◆ What you need to do: Starting at the first line of the listing below, repeat each line up to and including the one containing "ABAP table NCH41". Leave out pictures.

◆ Data:
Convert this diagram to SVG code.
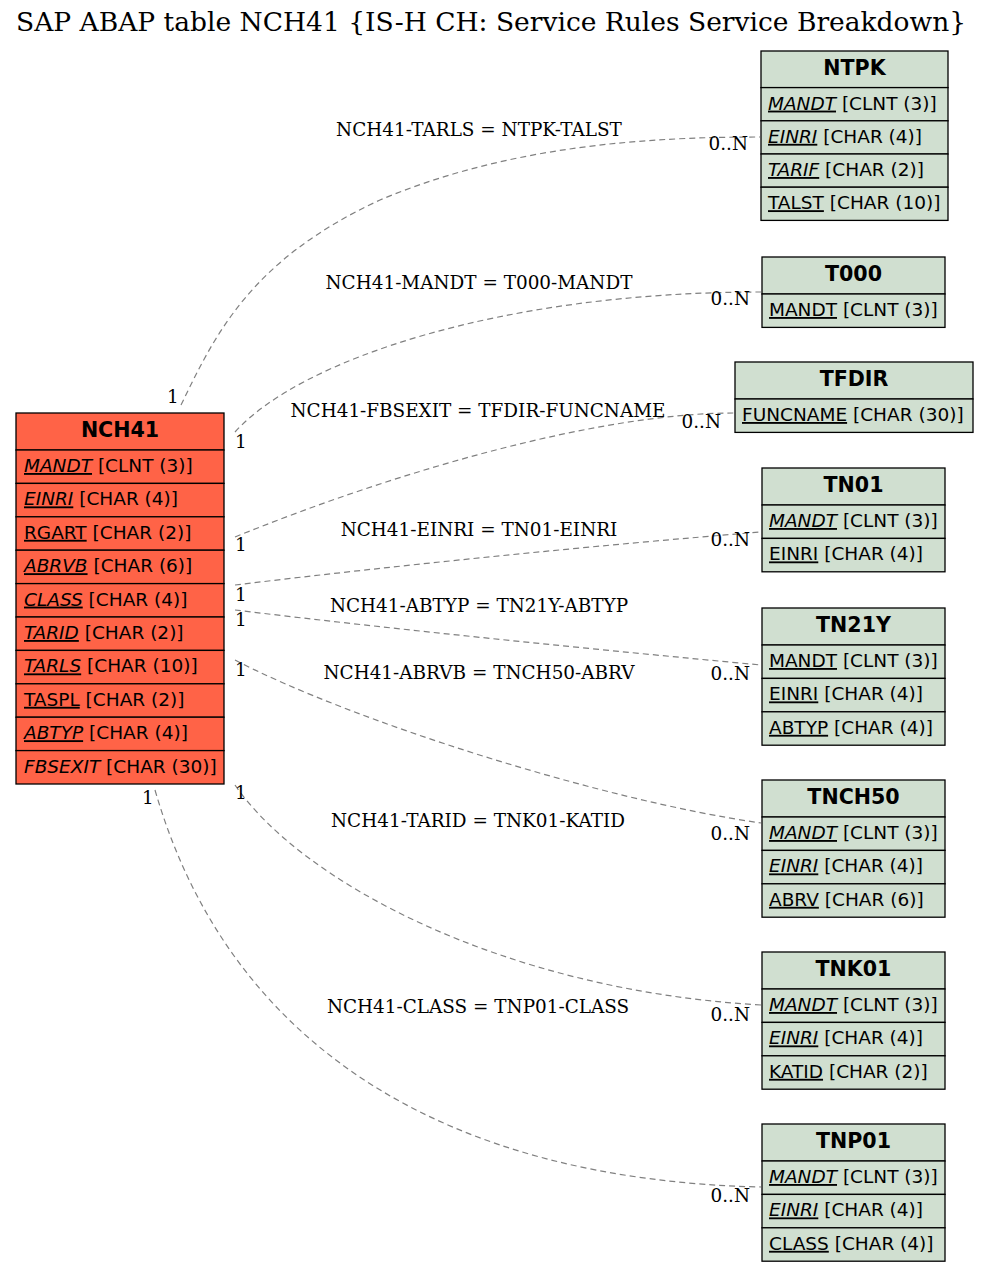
<svg xmlns="http://www.w3.org/2000/svg" width="989" height="1271" viewBox="0 0 989 1271">
<style>
.bg{fill:#ffffff}
.title{font-family:"DejaVu Serif","Liberation Serif",serif;font-size:26.5px;fill:#000}
.lbl{font-family:"DejaVu Serif","Liberation Serif",serif;font-size:18.4px;fill:#000}
.card{font-family:"DejaVu Serif","Liberation Serif",serif;font-size:18.4px;fill:#000}
.hdr{font-family:"DejaVu Sans","Liberation Sans",sans-serif;font-size:20.6px;font-weight:bold;fill:#000;text-anchor:middle}
.fld{font-family:"DejaVu Sans","Liberation Sans",sans-serif;font-size:18.5px;fill:#000}
.k{text-decoration:underline}
.i{font-style:italic}
.main rect{fill:#ff6347;stroke:#000;stroke-width:1.3}
.ref rect{fill:#d0dfd0;stroke:#000;stroke-width:1.3}
.edge{fill:none;stroke:#808080;stroke-width:1.2;stroke-dasharray:6,4}
</style>
<rect class="bg" x="0" y="0" width="989" height="1271"/>
<text class="title" x="16" y="31">SAP ABAP table NCH41 {IS-H CH: Service Rules Service Breakdown}</text>

<g id="connectors">
<path class="edge" d="M181,405 C215,335 250,260 380,200 C510,145 650,137 760,137"/>
<path class="edge" d="M235,432 C300,360 500,292 761,292"/>
<path class="edge" d="M235,537 C400,470 600,413 734,413"/>
<path class="edge" d="M235,585 C400,565 600,545 761,532"/>
<path class="edge" d="M235,610 C400,630 600,650 761,665"/>
<path class="edge" d="M235,660 C350,720 600,800 761,823"/>
<path class="edge" d="M235,785 C300,880 500,990 761,1005"/>
<path class="edge" d="M155,790 C230,1050 450,1180 761,1187"/>
<text class="lbl" x="479" y="136" text-anchor="middle">NCH41-TARLS = NTPK-TALST</text>
<text class="lbl" x="479" y="289" text-anchor="middle">NCH41-MANDT = T000-MANDT</text>
<text class="lbl" x="478" y="417" text-anchor="middle">NCH41-FBSEXIT = TFDIR-FUNCNAME</text>
<text class="lbl" x="479" y="536" text-anchor="middle">NCH41-EINRI = TN01-EINRI</text>
<text class="lbl" x="479" y="612" text-anchor="middle">NCH41-ABTYP = TN21Y-ABTYP</text>
<text class="lbl" x="479" y="679" text-anchor="middle">NCH41-ABRVB = TNCH50-ABRV</text>
<text class="lbl" x="478" y="827" text-anchor="middle">NCH41-TARID = TNK01-KATID</text>
<text class="lbl" x="478" y="1013" text-anchor="middle">NCH41-CLASS = TNP01-CLASS</text>
<text class="card" x="167" y="403">1</text>
<text class="card" x="235" y="448">1</text>
<text class="card" x="235" y="551">1</text>
<text class="card" x="235" y="601">1</text>
<text class="card" x="235" y="626">1</text>
<text class="card" x="235" y="676">1</text>
<text class="card" x="235" y="799">1</text>
<text class="card" x="142" y="804">1</text>
<text class="card" x="748" y="150" text-anchor="end">0..N</text>
<text class="card" x="750" y="305" text-anchor="end">0..N</text>
<text class="card" x="721" y="428" text-anchor="end">0..N</text>
<text class="card" x="750" y="546" text-anchor="end">0..N</text>
<text class="card" x="750" y="680" text-anchor="end">0..N</text>
<text class="card" x="750" y="840" text-anchor="end">0..N</text>
<text class="card" x="750" y="1021" text-anchor="end">0..N</text>
<text class="card" x="750" y="1202" text-anchor="end">0..N</text>
</g>

<g id="NCH41" class="main">
<rect x="16" y="413" width="208" height="37"/>
<text class="hdr" x="120" y="437">NCH41</text>
<rect x="16" y="450" width="208" height="33.4"/>
<text class="fld" x="24" y="472"><tspan class="k i">MANDT</tspan> [CLNT (3)]</text>
<rect x="16" y="483.4" width="208" height="33.4"/>
<text class="fld" x="24" y="505.4"><tspan class="k i">EINRI</tspan> [CHAR (4)]</text>
<rect x="16" y="516.8" width="208" height="33.4"/>
<text class="fld" x="24" y="538.8"><tspan class="k">RGART</tspan> [CHAR (2)]</text>
<rect x="16" y="550.2" width="208" height="33.4"/>
<text class="fld" x="24" y="572.2"><tspan class="k i">ABRVB</tspan> [CHAR (6)]</text>
<rect x="16" y="583.6" width="208" height="33.4"/>
<text class="fld" x="24" y="605.6"><tspan class="k i">CLASS</tspan> [CHAR (4)]</text>
<rect x="16" y="617" width="208" height="33.4"/>
<text class="fld" x="24" y="639"><tspan class="k i">TARID</tspan> [CHAR (2)]</text>
<rect x="16" y="650.4" width="208" height="33.4"/>
<text class="fld" x="24" y="672.4"><tspan class="k i">TARLS</tspan> [CHAR (10)]</text>
<rect x="16" y="683.8" width="208" height="33.4"/>
<text class="fld" x="24" y="705.8"><tspan class="k">TASPL</tspan> [CHAR (2)]</text>
<rect x="16" y="717.2" width="208" height="33.4"/>
<text class="fld" x="24" y="739.2"><tspan class="k i">ABTYP</tspan> [CHAR (4)]</text>
<rect x="16" y="750.6" width="208" height="33.4"/>
<text class="fld" x="24" y="772.6"><tspan class="i">FBSEXIT</tspan> [CHAR (30)]</text>
</g>

<g id="NTPK" class="ref">
<rect x="761" y="51" width="187" height="36.6"/>
<text class="hdr" x="854.5" y="75">NTPK</text>
<rect x="761" y="87.6" width="187" height="33.2"/>
<text class="fld" x="768" y="109.6"><tspan class="k i">MANDT</tspan> [CLNT (3)]</text>
<rect x="761" y="120.8" width="187" height="33.2"/>
<text class="fld" x="768" y="142.8"><tspan class="k i">EINRI</tspan> [CHAR (4)]</text>
<rect x="761" y="154" width="187" height="33.2"/>
<text class="fld" x="768" y="176"><tspan class="k i">TARIF</tspan> [CHAR (2)]</text>
<rect x="761" y="187.2" width="187" height="33.2"/>
<text class="fld" x="768" y="209.2"><tspan class="k">TALST</tspan> [CHAR (10)]</text>
</g>

<g id="T000" class="ref">
<rect x="762" y="257" width="183" height="37"/>
<text class="hdr" x="853.5" y="281">T000</text>
<rect x="762" y="294" width="183" height="33.4"/>
<text class="fld" x="769" y="316"><tspan class="k">MANDT</tspan> [CLNT (3)]</text>
</g>

<g id="TFDIR" class="ref">
<rect x="735" y="362" width="238" height="37"/>
<text class="hdr" x="854" y="386">TFDIR</text>
<rect x="735" y="399" width="238" height="33.4"/>
<text class="fld" x="742" y="421"><tspan class="k">FUNCNAME</tspan> [CHAR (30)]</text>
</g>

<g id="TN01" class="ref">
<rect x="762" y="468" width="183" height="37"/>
<text class="hdr" x="853.5" y="492">TN01</text>
<rect x="762" y="505" width="183" height="33.4"/>
<text class="fld" x="769" y="527"><tspan class="k i">MANDT</tspan> [CLNT (3)]</text>
<rect x="762" y="538.4" width="183" height="33.4"/>
<text class="fld" x="769" y="560.4"><tspan class="k">EINRI</tspan> [CHAR (4)]</text>
</g>

<g id="TN21Y" class="ref">
<rect x="762" y="608" width="183" height="37"/>
<text class="hdr" x="853.5" y="632">TN21Y</text>
<rect x="762" y="645" width="183" height="33.4"/>
<text class="fld" x="769" y="667"><tspan class="k">MANDT</tspan> [CLNT (3)]</text>
<rect x="762" y="678.4" width="183" height="33.4"/>
<text class="fld" x="769" y="700.4"><tspan class="k">EINRI</tspan> [CHAR (4)]</text>
<rect x="762" y="711.8" width="183" height="33.4"/>
<text class="fld" x="769" y="733.8"><tspan class="k">ABTYP</tspan> [CHAR (4)]</text>
</g>

<g id="TNCH50" class="ref">
<rect x="762" y="780" width="183" height="37"/>
<text class="hdr" x="853.5" y="804">TNCH50</text>
<rect x="762" y="817" width="183" height="33.4"/>
<text class="fld" x="769" y="839"><tspan class="k i">MANDT</tspan> [CLNT (3)]</text>
<rect x="762" y="850.4" width="183" height="33.4"/>
<text class="fld" x="769" y="872.4"><tspan class="k i">EINRI</tspan> [CHAR (4)]</text>
<rect x="762" y="883.8" width="183" height="33.4"/>
<text class="fld" x="769" y="905.8"><tspan class="k">ABRV</tspan> [CHAR (6)]</text>
</g>

<g id="TNK01" class="ref">
<rect x="762" y="952" width="183" height="37"/>
<text class="hdr" x="853.5" y="976">TNK01</text>
<rect x="762" y="989" width="183" height="33.4"/>
<text class="fld" x="769" y="1011"><tspan class="k i">MANDT</tspan> [CLNT (3)]</text>
<rect x="762" y="1022.4" width="183" height="33.4"/>
<text class="fld" x="769" y="1044.4"><tspan class="k i">EINRI</tspan> [CHAR (4)]</text>
<rect x="762" y="1055.8" width="183" height="33.4"/>
<text class="fld" x="769" y="1077.8"><tspan class="k">KATID</tspan> [CHAR (2)]</text>
</g>

<g id="TNP01" class="ref">
<rect x="762" y="1124" width="183" height="37"/>
<text class="hdr" x="853.5" y="1148">TNP01</text>
<rect x="762" y="1161" width="183" height="33.4"/>
<text class="fld" x="769" y="1183"><tspan class="k i">MANDT</tspan> [CLNT (3)]</text>
<rect x="762" y="1194.4" width="183" height="33.4"/>
<text class="fld" x="769" y="1216.4"><tspan class="k i">EINRI</tspan> [CHAR (4)]</text>
<rect x="762" y="1227.8" width="183" height="33.4"/>
<text class="fld" x="769" y="1249.8"><tspan class="k">CLASS</tspan> [CHAR (4)]</text>
</g>
</svg>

◆ Answer:
Convert this diagram to SVG code.
<svg xmlns="http://www.w3.org/2000/svg" width="989" height="1271" viewBox="0 0 989 1271">
<style>
.bg{fill:#ffffff}
.title{font-family:"DejaVu Serif","Liberation Serif",serif;font-size:26.5px;fill:#000}
.lbl{font-family:"DejaVu Serif","Liberation Serif",serif;font-size:18.4px;fill:#000}
.card{font-family:"DejaVu Serif","Liberation Serif",serif;font-size:18.4px;fill:#000}
.hdr{font-family:"DejaVu Sans","Liberation Sans",sans-serif;font-size:20.6px;font-weight:bold;fill:#000;text-anchor:middle}
.fld{font-family:"DejaVu Sans","Liberation Sans",sans-serif;font-size:18.5px;fill:#000}
.k{text-decoration:underline}
.i{font-style:italic}
.main rect{fill:#ff6347;stroke:#000;stroke-width:1.3}
.ref rect{fill:#d0dfd0;stroke:#000;stroke-width:1.3}
.edge{fill:none;stroke:#808080;stroke-width:1.2;stroke-dasharray:6,4}
</style>
<rect class="bg" x="0" y="0" width="989" height="1271"/>
<text class="title" x="16" y="31">SAP ABAP table NCH41 {IS-H CH: Service Rules Service Breakdown}</text>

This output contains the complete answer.